For the reasons stated, the judgment of the circuit court of Cook County is affirmed.
BUCKLEY, P.J., concurs.
JUSTICE McGLOON, dissenting:
I respectfully dissent from my colleagues' opinion for two reasons. First, I believe that defendant should have been allowed to impeach plaintiff at trial with inconsistent statements made in her verified complaint. Second, the trial court should have ordered plaintiff, defendant, and the child to submit to blood tests, including the Human Leucocyte Antigen test pursuant to the Act on Blood Tests to Determine Paternity. Ill. Rev. Stat. 1981, ch. 40, pars. 1401 through 1407.
Very recently, this court held that admissions contained in original verified pleadings remain binding and conclusive on the pleader despite subsequent inconsistent amendments. (American National Bank & Trust Co. v. Erickson (1983), 115 Ill. App.3d 1026, 452 N.E.2d 3.) Earlier Illinois cases establish that formal admissions in pleadings are judicial admissions conclusive on the pleader, which have the effect of withdrawing a fact from issue. (Gagne v. Village of LaGrange (1976), 36 Ill. App.3d 864, 345 N.E.2d 108.) The binding nature of such admissions is not altered by later inconsistent assertions. (Gagne.) Moreover, inconsistent statements contained in an original verified pleading may be used to impeach a party who takes the stand. People ex rel. Mullin v. Williams (1957), 13 Ill. App.2d 164, 141 N.E.2d 645.
In the instant case, the complaint filed by plaintiff contained her unequivocal statement that she did not receive support from defendant during her pregnancy. It was sworn to and was signed twice by plaintiff. However, at trial, plaintiff testified that on a number of occasions during her pregnancy, defendant left money in a mailbox for her. The money, plaintiff testified, was intended to support her during pregnancy. This evidence, which directly contradicts the sworn statements contained in plaintiff's verified complaint, was allowed to be introduced at trial. Defendant's attempt to impeach plaintiff by use of her verified complaint was not allowed. Demonstrating the incredibility of a witness, including a party to an action, by the introduction of an inconsistent statement is a fundamental right firmly established in our case law. Sommese v. Maling Brothers, Inc. (1966), 36 Ill.2d 263, 222 N.E.2d 468.
The facts in the present case are largely, if not entirely, within the plaintiff's knowledge.

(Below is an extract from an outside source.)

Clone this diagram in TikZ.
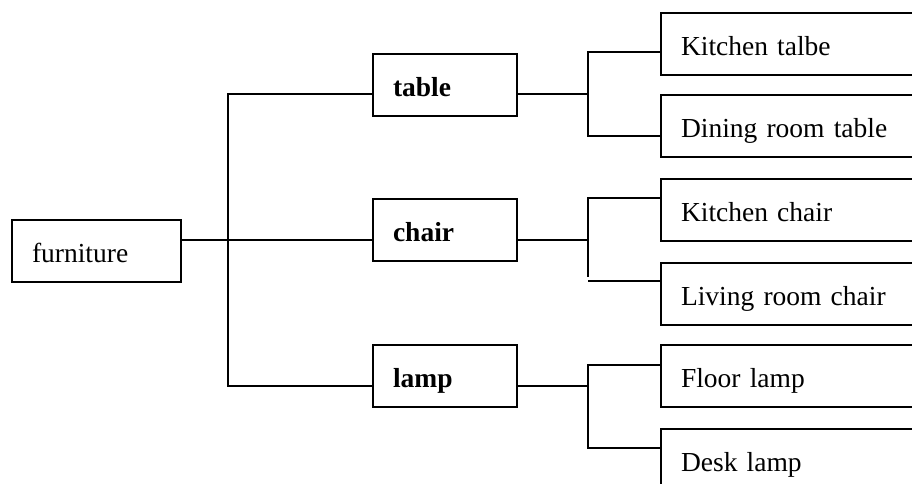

Here, as in Petru v. Petru (1954), 4 Ill. App.2d 1, 123 N.E.2d 352, it must be assumed that plaintiff knew what she was doing when she swore to the truth of the statements contained in her complaint. I must conclude, as did the court in Petru, that plaintiff's abandonment of the charge contained in the body of her verified complaint impaired her credibility. Defendant should have been allowed to bring this fact to the attention of the jury. The trial court's ruling denied defendant such an opportunity and constituted reversible error. For these reasons, I would reverse and remand the cause for further proceedings.